### Problem requirements
Go through the material and write it all out exactly, minus the pictures.

### Given data

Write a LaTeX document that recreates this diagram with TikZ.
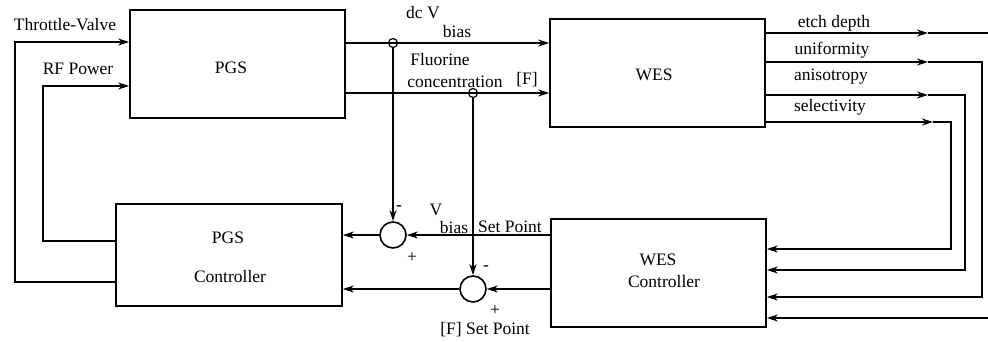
\documentclass[tikz,border=0pt]{standalone}
\usepackage{fontspec}
\setmainfont{Liberation Serif}
\usetikzlibrary{arrows.meta}
\begin{document}
\begin{tikzpicture}[x=1pt,y=-1pt,
  box/.style={draw, line width=1.6pt, rectangle, inner sep=0pt},
  ln/.style={line width=1.6pt},
  arr/.style={ln, -{Stealth[length=11pt,width=7pt]}},
  lbl/.style={inner sep=0pt, font=\fontsize{17.5}{19}\selectfont},
  sumj/.style={draw, circle, line width=1.6pt, minimum size=26pt, inner sep=0pt},
  tap/.style={draw, circle, line width=1.2pt, minimum size=9pt, inner sep=0pt}]
\useasboundingbox (0,0) rectangle (988,341);
% blocks
\node[box, minimum width=215pt, minimum height=108pt] (pgs) at (237.5,64) {};
\node[box, minimum width=215pt, minimum height=108pt] (wes) at (657.5,73) {};
\node[box, minimum width=226pt, minimum height=102pt] (pgsc) at (229,255) {};
\node[box, minimum width=215pt, minimum height=108pt] (wesc) at (658.5,273) {};
\node[lbl] (pgsT) at (231,68) {PGS};
\node[lbl] (wesT) at (654,75) {WES};
\node[lbl] (pgscT1) at (228,238) {PGS};
\node[lbl] (pgscT2) at (230,277) {Controller};
\node[lbl] (wescT1) at (658,260) {WES};
\node[lbl] (wescT2) at (664,282) {Controller};
% summing junctions
\node[sumj] (s1) at (393,235) {};
\node[sumj] (s2) at (473,289) {};
% inputs to PGS
\coordinate (tvL) at (15,42);
\coordinate (tvB) at (15,282);
\coordinate (rfL) at (43,86);
\coordinate (rfB) at (43,241);
\draw[arr] (tvB -| pgsc.west) -- (tvB) -- (tvL) -- (tvL -| pgs.west);
\draw[arr] (rfB -| pgsc.west) -- (rfB) -- (rfL) -- (rfL -| pgs.west);
\node[lbl] (tvT) at (65,25) {Throttle-Valve};
\node[lbl] (rfT) at (78,69) {RF Power};
% PGS -> WES
\coordinate (vb) at (393,43);
\coordinate (fl) at (473,93);
\draw[arr] (vb -| pgs.east) -- (vb -| wes.west);
\draw[arr] (fl -| pgs.east) -- (fl -| wes.west);
\node[tap] (t1) at (vb) {};
\node[tap] (t2) at (fl) {};
\node[lbl] (dcT) at (423,13) {dc V};
\node[lbl] (biasT) at (457,32) {bias};
\node[lbl] (fluT) at (440,60) {Fluorine};
\node[lbl] (conT) at (455,82) {concentration};
\node[lbl] (fT) at (527,80) {[F]};
% feedback
\draw[arr] (t1.south) -- (s1.north);
\draw[arr] (t2.south) -- (s2.north);
\draw[arr] (s1 -| wesc.west) -- (s1.east);
\draw[arr] (s1.west) -- (s1 -| pgsc.east);
\draw[arr] (s2 -| wesc.west) -- (s2.east);
\draw[arr] (s2.west) -- (s2 -| pgsc.east);
\node[lbl] (m1) at (399,208) {-};
\node[lbl] (p1) at (412,258) {+};
\node[lbl] (m2) at (486,268) {-};
\node[lbl] (p2) at (495,311) {+};
\node[lbl] (vT) at (436,210) {V};
\node[lbl] (vbT) at (454,228) {bias};
\node[lbl] (spT) at (510,227) {Set Point};
\node[lbl] (fspT) at (485,330) {[F] Set Point};
% WES outputs
\coordinate (ed) at (928,33);
\coordinate (edR) at (988,33);
\draw[arr] (ed -| wes.east) -- (ed);
\draw[ln] (ed) -- (edR);
\coordinate (un) at (928,62);
\coordinate (unC) at (982,62);
\coordinate (unD) at (982,297);
\draw[arr] (un -| wes.east) -- (un);
\draw[arr] (un) -- (unC) -- (unD) -- (unD -| wesc.east);
\coordinate (an) at (928,95);
\coordinate (anC) at (965,95);
\coordinate (anD) at (965,270);
\draw[arr] (an -| wes.east) -- (an);
\draw[arr] (an) -- (anC) -- (anD) -- (anD -| wesc.east);
\coordinate (se) at (933,122);
\coordinate (seC) at (951,122);
\coordinate (seD) at (951,249);
\draw[arr] (se -| wes.east) -- (se);
\draw[arr] (se) -- (seC) -- (seD) -- (seD -| wesc.east);
\coordinate (bt) at (988,318);
\draw[arr] (bt) -- (bt -| wesc.east);
\node[lbl] (edT) at (834,23) {etch depth};
\node[lbl] (unT) at (832,50) {uniformity};
\node[lbl] (anT) at (831,77) {anisotropy};
\node[lbl] (seT) at (830,107) {selectivity};
\end{tikzpicture}
\end{document}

### Final answer
Write a LaTeX document that recreates this diagram with TikZ.
\documentclass[tikz,border=0pt]{standalone}
\usepackage{fontspec}
\setmainfont{Liberation Serif}
\usetikzlibrary{arrows.meta}
\begin{document}
\begin{tikzpicture}[x=1pt,y=-1pt,
  box/.style={draw, line width=1.6pt, rectangle, inner sep=0pt},
  ln/.style={line width=1.6pt},
  arr/.style={ln, -{Stealth[length=11pt,width=7pt]}},
  lbl/.style={inner sep=0pt, font=\fontsize{17.5}{19}\selectfont},
  sumj/.style={draw, circle, line width=1.6pt, minimum size=26pt, inner sep=0pt},
  tap/.style={draw, circle, line width=1.2pt, minimum size=9pt, inner sep=0pt}]
\useasboundingbox (0,0) rectangle (988,341);
% blocks
\node[box, minimum width=215pt, minimum height=108pt] (pgs) at (237.5,64) {};
\node[box, minimum width=215pt, minimum height=108pt] (wes) at (657.5,73) {};
\node[box, minimum width=226pt, minimum height=102pt] (pgsc) at (229,255) {};
\node[box, minimum width=215pt, minimum height=108pt] (wesc) at (658.5,273) {};
\node[lbl] (pgsT) at (231,68) {PGS};
\node[lbl] (wesT) at (654,75) {WES};
\node[lbl] (pgscT1) at (228,238) {PGS};
\node[lbl] (pgscT2) at (230,277) {Controller};
\node[lbl] (wescT1) at (658,260) {WES};
\node[lbl] (wescT2) at (664,282) {Controller};
% summing junctions
\node[sumj] (s1) at (393,235) {};
\node[sumj] (s2) at (473,289) {};
% inputs to PGS
\coordinate (tvL) at (15,42);
\coordinate (tvB) at (15,282);
\coordinate (rfL) at (43,86);
\coordinate (rfB) at (43,241);
\draw[arr] (tvB -| pgsc.west) -- (tvB) -- (tvL) -- (tvL -| pgs.west);
\draw[arr] (rfB -| pgsc.west) -- (rfB) -- (rfL) -- (rfL -| pgs.west);
\node[lbl] (tvT) at (65,25) {Throttle-Valve};
\node[lbl] (rfT) at (78,69) {RF Power};
% PGS -> WES
\coordinate (vb) at (393,43);
\coordinate (fl) at (473,93);
\draw[arr] (vb -| pgs.east) -- (vb -| wes.west);
\draw[arr] (fl -| pgs.east) -- (fl -| wes.west);
\node[tap] (t1) at (vb) {};
\node[tap] (t2) at (fl) {};
\node[lbl] (dcT) at (423,13) {dc V};
\node[lbl] (biasT) at (457,32) {bias};
\node[lbl] (fluT) at (440,60) {Fluorine};
\node[lbl] (conT) at (455,82) {concentration};
\node[lbl] (fT) at (527,80) {[F]};
% feedback
\draw[arr] (t1.south) -- (s1.north);
\draw[arr] (t2.south) -- (s2.north);
\draw[arr] (s1 -| wesc.west) -- (s1.east);
\draw[arr] (s1.west) -- (s1 -| pgsc.east);
\draw[arr] (s2 -| wesc.west) -- (s2.east);
\draw[arr] (s2.west) -- (s2 -| pgsc.east);
\node[lbl] (m1) at (399,208) {-};
\node[lbl] (p1) at (412,258) {+};
\node[lbl] (m2) at (486,268) {-};
\node[lbl] (p2) at (495,311) {+};
\node[lbl] (vT) at (436,210) {V};
\node[lbl] (vbT) at (454,228) {bias};
\node[lbl] (spT) at (510,227) {Set Point};
\node[lbl] (fspT) at (485,330) {[F] Set Point};
% WES outputs
\coordinate (ed) at (928,33);
\coordinate (edR) at (988,33);
\draw[arr] (ed -| wes.east) -- (ed);
\draw[ln] (ed) -- (edR);
\coordinate (un) at (928,62);
\coordinate (unC) at (982,62);
\coordinate (unD) at (982,297);
\draw[arr] (un -| wes.east) -- (un);
\draw[arr] (un) -- (unC) -- (unD) -- (unD -| wesc.east);
\coordinate (an) at (928,95);
\coordinate (anC) at (965,95);
\coordinate (anD) at (965,270);
\draw[arr] (an -| wes.east) -- (an);
\draw[arr] (an) -- (anC) -- (anD) -- (anD -| wesc.east);
\coordinate (se) at (933,122);
\coordinate (seC) at (951,122);
\coordinate (seD) at (951,249);
\draw[arr] (se -| wes.east) -- (se);
\draw[arr] (se) -- (seC) -- (seD) -- (seD -| wesc.east);
\coordinate (bt) at (988,318);
\draw[arr] (bt) -- (bt -| wesc.east);
\node[lbl] (edT) at (834,23) {etch depth};
\node[lbl] (unT) at (832,50) {uniformity};
\node[lbl] (anT) at (831,77) {anisotropy};
\node[lbl] (seT) at (830,107) {selectivity};
\end{tikzpicture}
\end{document}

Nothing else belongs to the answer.